▶ _Collected data_

★ ★ ★

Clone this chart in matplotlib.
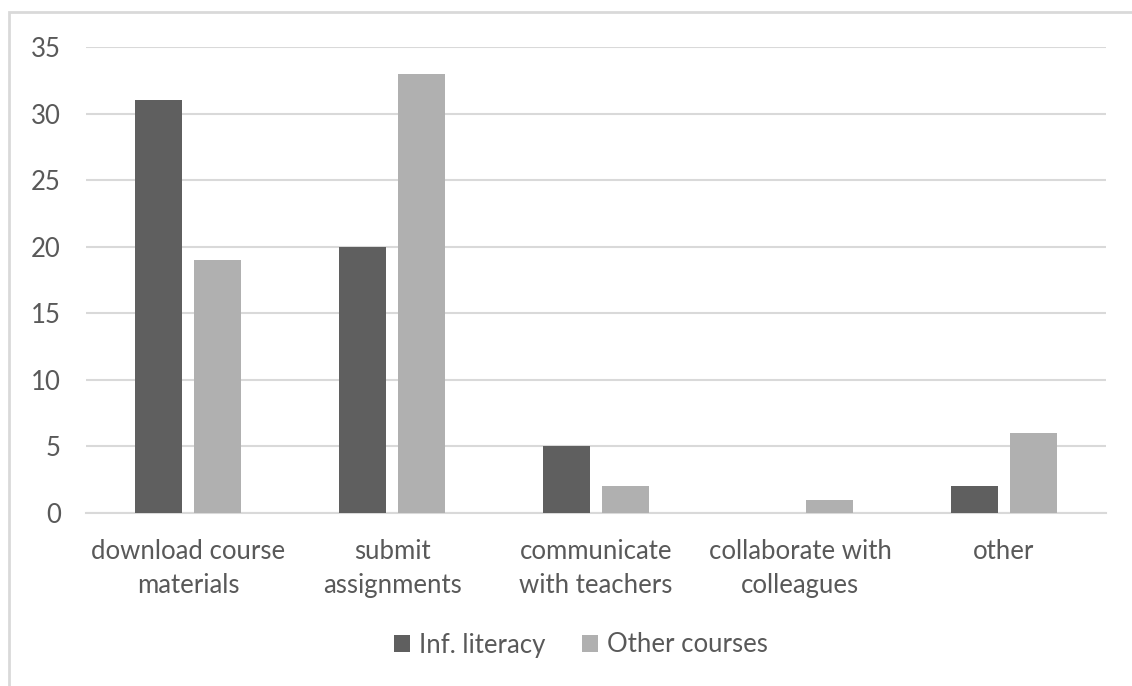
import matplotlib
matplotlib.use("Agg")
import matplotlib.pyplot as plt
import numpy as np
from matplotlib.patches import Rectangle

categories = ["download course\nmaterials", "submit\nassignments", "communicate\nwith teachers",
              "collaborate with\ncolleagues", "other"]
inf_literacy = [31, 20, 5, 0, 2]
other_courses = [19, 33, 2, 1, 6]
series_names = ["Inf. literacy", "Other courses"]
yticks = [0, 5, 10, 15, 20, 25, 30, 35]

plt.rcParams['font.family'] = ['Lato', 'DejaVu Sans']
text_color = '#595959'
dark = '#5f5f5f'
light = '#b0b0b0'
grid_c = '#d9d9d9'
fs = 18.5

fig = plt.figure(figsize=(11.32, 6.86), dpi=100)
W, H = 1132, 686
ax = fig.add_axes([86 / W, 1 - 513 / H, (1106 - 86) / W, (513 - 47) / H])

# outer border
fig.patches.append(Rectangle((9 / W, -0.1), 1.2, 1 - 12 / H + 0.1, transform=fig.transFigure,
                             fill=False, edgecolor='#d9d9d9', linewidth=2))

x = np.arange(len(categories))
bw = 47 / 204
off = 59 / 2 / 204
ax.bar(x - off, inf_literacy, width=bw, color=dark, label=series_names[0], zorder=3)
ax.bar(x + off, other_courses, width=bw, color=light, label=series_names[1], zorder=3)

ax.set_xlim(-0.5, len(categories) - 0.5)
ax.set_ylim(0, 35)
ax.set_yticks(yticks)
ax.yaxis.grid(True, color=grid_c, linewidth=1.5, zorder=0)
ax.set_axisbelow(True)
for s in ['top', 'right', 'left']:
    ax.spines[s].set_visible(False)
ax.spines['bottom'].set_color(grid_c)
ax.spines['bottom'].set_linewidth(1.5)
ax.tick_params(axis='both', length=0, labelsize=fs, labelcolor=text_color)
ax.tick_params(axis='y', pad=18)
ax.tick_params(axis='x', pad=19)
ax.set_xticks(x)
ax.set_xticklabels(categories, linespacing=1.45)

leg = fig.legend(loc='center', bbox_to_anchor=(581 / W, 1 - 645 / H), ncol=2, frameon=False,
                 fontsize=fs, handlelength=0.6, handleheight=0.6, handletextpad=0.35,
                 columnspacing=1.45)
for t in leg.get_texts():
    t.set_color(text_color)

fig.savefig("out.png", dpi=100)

★ ★ ★

▶ _Exercise_
Copy the material exactly. Do not include the pictures.

▶ _Solution_
Clone this chart in matplotlib.
import matplotlib
matplotlib.use("Agg")
import matplotlib.pyplot as plt
import numpy as np
from matplotlib.patches import Rectangle

categories = ["download course\nmaterials", "submit\nassignments", "communicate\nwith teachers",
              "collaborate with\ncolleagues", "other"]
inf_literacy = [31, 20, 5, 0, 2]
other_courses = [19, 33, 2, 1, 6]
series_names = ["Inf. literacy", "Other courses"]
yticks = [0, 5, 10, 15, 20, 25, 30, 35]

plt.rcParams['font.family'] = ['Lato', 'DejaVu Sans']
text_color = '#595959'
dark = '#5f5f5f'
light = '#b0b0b0'
grid_c = '#d9d9d9'
fs = 18.5

fig = plt.figure(figsize=(11.32, 6.86), dpi=100)
W, H = 1132, 686
ax = fig.add_axes([86 / W, 1 - 513 / H, (1106 - 86) / W, (513 - 47) / H])

# outer border
fig.patches.append(Rectangle((9 / W, -0.1), 1.2, 1 - 12 / H + 0.1, transform=fig.transFigure,
                             fill=False, edgecolor='#d9d9d9', linewidth=2))

x = np.arange(len(categories))
bw = 47 / 204
off = 59 / 2 / 204
ax.bar(x - off, inf_literacy, width=bw, color=dark, label=series_names[0], zorder=3)
ax.bar(x + off, other_courses, width=bw, color=light, label=series_names[1], zorder=3)

ax.set_xlim(-0.5, len(categories) - 0.5)
ax.set_ylim(0, 35)
ax.set_yticks(yticks)
ax.yaxis.grid(True, color=grid_c, linewidth=1.5, zorder=0)
ax.set_axisbelow(True)
for s in ['top', 'right', 'left']:
    ax.spines[s].set_visible(False)
ax.spines['bottom'].set_color(grid_c)
ax.spines['bottom'].set_linewidth(1.5)
ax.tick_params(axis='both', length=0, labelsize=fs, labelcolor=text_color)
ax.tick_params(axis='y', pad=18)
ax.tick_params(axis='x', pad=19)
ax.set_xticks(x)
ax.set_xticklabels(categories, linespacing=1.45)

leg = fig.legend(loc='center', bbox_to_anchor=(581 / W, 1 - 645 / H), ncol=2, frameon=False,
                 fontsize=fs, handlelength=0.6, handleheight=0.6, handletextpad=0.35,
                 columnspacing=1.45)
for t in leg.get_texts():
    t.set_color(text_color)

fig.savefig("out.png", dpi=100)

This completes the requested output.